AT&T and T-Mobile weren’t the only wireless companies to evoke dissatisfaction with customers. Verizon Wireless‘ ACSI score dipped 1 percent, for the second year in a row, to 72. That score ties with Sprint Nextel, whose numbers actually rose 3 percent this year, following a double-digit jump last year. Just three years ago, Sprint ranked as the most-hated wireless carrier among customers.
The score for smaller wireless carriers, TracFone and US Cellular, rose slightly to 77, which means their customers are the happiest of all wireless users.
According to the ACSI survey, which includes the opinions of 8,000 customers from around the country, overall customer satisfaction with the information industry, which also includes television, movies, computer software and the newspaper industry, is highly mixed.

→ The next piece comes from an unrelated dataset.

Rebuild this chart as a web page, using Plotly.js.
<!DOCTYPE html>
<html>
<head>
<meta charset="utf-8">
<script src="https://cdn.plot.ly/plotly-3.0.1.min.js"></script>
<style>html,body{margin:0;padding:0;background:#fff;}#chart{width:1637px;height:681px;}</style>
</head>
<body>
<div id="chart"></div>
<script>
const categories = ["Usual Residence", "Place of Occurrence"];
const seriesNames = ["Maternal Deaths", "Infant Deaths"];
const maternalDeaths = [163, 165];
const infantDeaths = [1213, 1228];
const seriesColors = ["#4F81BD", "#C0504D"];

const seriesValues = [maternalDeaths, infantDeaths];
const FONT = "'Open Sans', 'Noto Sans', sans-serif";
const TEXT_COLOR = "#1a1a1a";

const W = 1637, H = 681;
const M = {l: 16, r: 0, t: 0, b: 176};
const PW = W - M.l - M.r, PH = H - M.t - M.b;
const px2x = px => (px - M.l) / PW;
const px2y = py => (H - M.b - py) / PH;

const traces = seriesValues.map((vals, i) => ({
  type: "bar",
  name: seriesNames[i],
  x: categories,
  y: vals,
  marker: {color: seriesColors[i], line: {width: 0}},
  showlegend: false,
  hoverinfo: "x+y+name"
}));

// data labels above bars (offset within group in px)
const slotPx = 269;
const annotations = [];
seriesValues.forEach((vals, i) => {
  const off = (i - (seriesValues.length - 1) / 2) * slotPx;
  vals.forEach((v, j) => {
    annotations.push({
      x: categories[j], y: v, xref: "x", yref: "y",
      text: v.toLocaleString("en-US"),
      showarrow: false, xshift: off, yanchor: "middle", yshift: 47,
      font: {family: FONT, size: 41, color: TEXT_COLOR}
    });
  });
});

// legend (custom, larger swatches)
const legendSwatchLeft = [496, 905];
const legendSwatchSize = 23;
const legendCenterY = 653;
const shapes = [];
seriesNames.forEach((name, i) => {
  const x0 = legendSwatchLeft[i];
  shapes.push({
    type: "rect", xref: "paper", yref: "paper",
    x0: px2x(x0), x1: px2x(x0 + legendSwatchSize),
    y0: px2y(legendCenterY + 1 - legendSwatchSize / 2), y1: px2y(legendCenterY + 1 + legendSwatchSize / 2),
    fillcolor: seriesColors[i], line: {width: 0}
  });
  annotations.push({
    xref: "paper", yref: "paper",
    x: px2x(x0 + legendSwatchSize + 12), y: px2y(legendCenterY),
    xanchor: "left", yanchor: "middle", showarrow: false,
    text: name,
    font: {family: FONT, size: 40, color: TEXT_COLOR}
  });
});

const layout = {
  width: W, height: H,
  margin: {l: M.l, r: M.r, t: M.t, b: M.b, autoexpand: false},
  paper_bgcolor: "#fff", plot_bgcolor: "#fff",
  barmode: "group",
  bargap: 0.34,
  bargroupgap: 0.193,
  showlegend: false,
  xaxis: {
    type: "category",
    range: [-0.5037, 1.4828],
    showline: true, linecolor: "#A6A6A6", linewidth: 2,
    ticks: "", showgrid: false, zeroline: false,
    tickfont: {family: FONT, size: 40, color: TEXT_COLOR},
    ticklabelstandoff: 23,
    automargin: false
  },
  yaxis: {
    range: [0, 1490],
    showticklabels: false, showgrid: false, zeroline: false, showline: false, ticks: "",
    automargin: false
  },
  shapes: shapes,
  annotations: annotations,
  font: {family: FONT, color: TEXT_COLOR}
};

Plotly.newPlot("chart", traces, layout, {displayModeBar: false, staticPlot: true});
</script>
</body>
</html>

Customer satisfaction with computer software surpassed all other information-related categories with a rise of 2.6 percent overall to an best-ever ACSI score of 78. That jump includes numbers for Adobe, Intuit and Symantec, all of which rose 3 percent, as well as a 3 percent boost for Microsoft. Despite a rise in satisfaction with Microsoft’s products — the third consecutive year the company has enjoyed such an upswing — customers are still buying less of it.
Satisfaction with newspapers stayed at the same dismal score of 65, the worse of all ACSI categories. Network and cable TV news improved 4 percent to 77, while feature films dropped 4 percent to a score of 73.